Just what the hell is wrong with me?
What kind of obsessive person have I become?
What has happened to me?
Picture the scene.
Hubby is away on a business trip, meaning that my pre-dawn alarm won’t elicit the usual grumbles.
I ate dinner unfashionably early, & went to bed really, really early (home alone, remember? 😛 ) all primed to be up and out of the door to do my long run this morning.
Being home alone means I can run/exercise/work out with none of the usual guilt associated with a non-running/non-sporty family.
Woke up, felt so damn tired that I promptly went back to sleep.
When I eventually surfaced yes, I felt refreshed but OH SO GUILTY.
CROSS WITH MYSELF.
IRRITATED THAT I HADN’T RUN.
IRRITATED AT A WASTED OPPORTUNITY.
I repeat, what the hell is wrong with me?!!
How come I no longer enjoy a sleep-in?
What has running done to me? 😛
The weather in Delhi (where I live) is currently vile beyond belief at the moment.

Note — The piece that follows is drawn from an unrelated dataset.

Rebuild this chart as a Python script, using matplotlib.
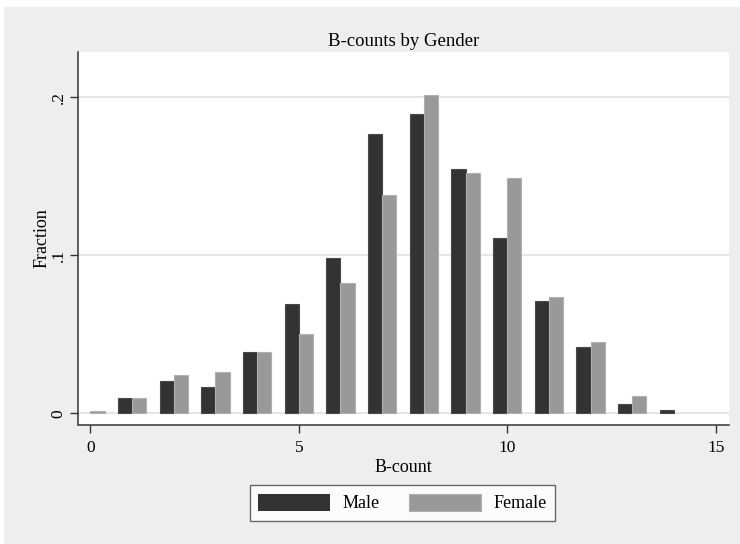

It is hot and horridly humid, meaning (realistically) that if you’re not out running at dawn, it’ll be miserable.
So this morning was a perfect opportunity to be out running for 3 hours, guilt-free, no questions asked, no complaints of the usual “you’re never around, always out running” variety.
AND I BLEW IT!
Now, of course, I feel wretched.
While drinking my morning coffee, for a few moments I actually thought that the day ahead of me was already a waste of time. Spoiled because I hadn’t run.
Please tell me I’m not alone, feeling like this? Or am I over-reacting?
Can you believe it, but I started calculating how many weeks I have until my next marathon – in mid-January – & how many weekends I have till then & how many long runs I can fit in & have I already blown it by not running this morning and…and…get a grip, Christine!
Get. A. Grip.
So what am I doing about this guilt-trip?`
I’ll go for a training walk this evening, weather permitting. I have a 6476m climb in less than a month, involving a different form of training…gotta break my new boots in…
I’ll try and run early tomorrow morning instead. But will that interfere with my yoga class? Answer, yes. Should I cancel yoga? No,I need it. Oh heck, how can i fit it all in?
Why oh why oh why is there so little time when there’s so much to be done?! So much training? So many good intentions to keep fit.
So, I’ll end as I began.
Asking the question “just what the hell is wrong with me?”
And I think the answer is, quite simply, that I am a runner 🙂
And not running is, well, it’s hell.